"....Now send us forth a people, forgiven, healed, renewed that we may proclaim your love to the world and continue in the risen life of Christ our Savior." This is the ending of the post-communion prayer we use at the Wednesday 10AM service of Eucharist with Healing Prayer. It's a powerful and marvelous idea that we, empowered by the Spirit and the sacraments, are able both to proclaim God's love to the world and continue in Christ's risen life.
Christ's risen life. Christ's life that has experienced death, gone to hell and back, and returned to new life again. Christ's risen life is a cruciform life. That may mean a life in which we each carry our own cross, find our own way as we order our steps after those of Jesus the Christ. It also means a life of both tension and balance, centeredness and purpose.
The greatest tension of a cross is at the intersection where the two perpendicular axes, the vertical and the horizontal, come together. We know we don't live in a literal three-storey universe with hell below, heaven above, and earth in between as some of our ancestors understood the cosmos. Yet our language still reflects that generally up connotes the good or desirable and down connotes the bad or undesirable. If the vertical axis of the cross represents a connection between heaven and earth, between God and us, it's easy to see how this maps onto "God is good, and humans are bad" because God is "up" and we are "down."
We, however, are made in God's image, so we are not inherently bad but inherently capable of growth in goodness with God's help. And none of us lives in relationship with the Triune God all alone. We are called to and we live in community with one another. If the horizontal axis of the cross represents our relationships to one another on this plane, then it looks like we are on one level. Yet we know that it's a very human tendency to rank and review, to make levels and strata and construct statuses that obscure the dignity and equality of every human being in God's view.

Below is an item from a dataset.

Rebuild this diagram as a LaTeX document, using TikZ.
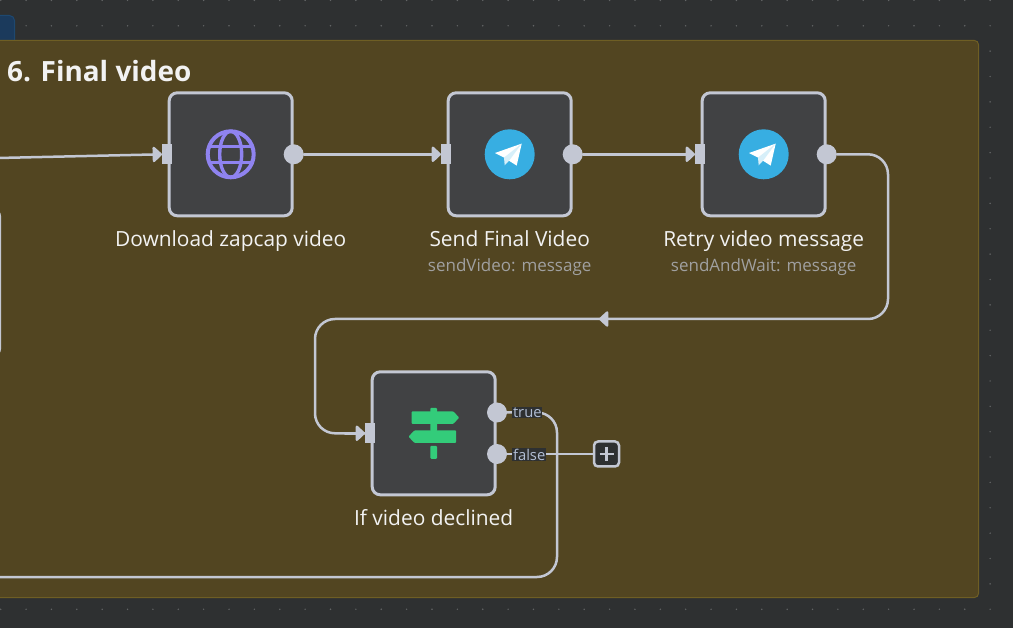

This is where we feel the tension of the cross. This is the cruciform tension of a cruciform life. It isn't always comfortable, but it is always genuine. It is centered. It is the intersection of the divine and the human. Do we dare to live there, in that tension that provides purpose and balance? In that position that may bring discomfort but also opens our hearts to greater risk and greater grace?
I'm with you on this journey as we continue in Christ's risen life and endeavor to live cruciform lives.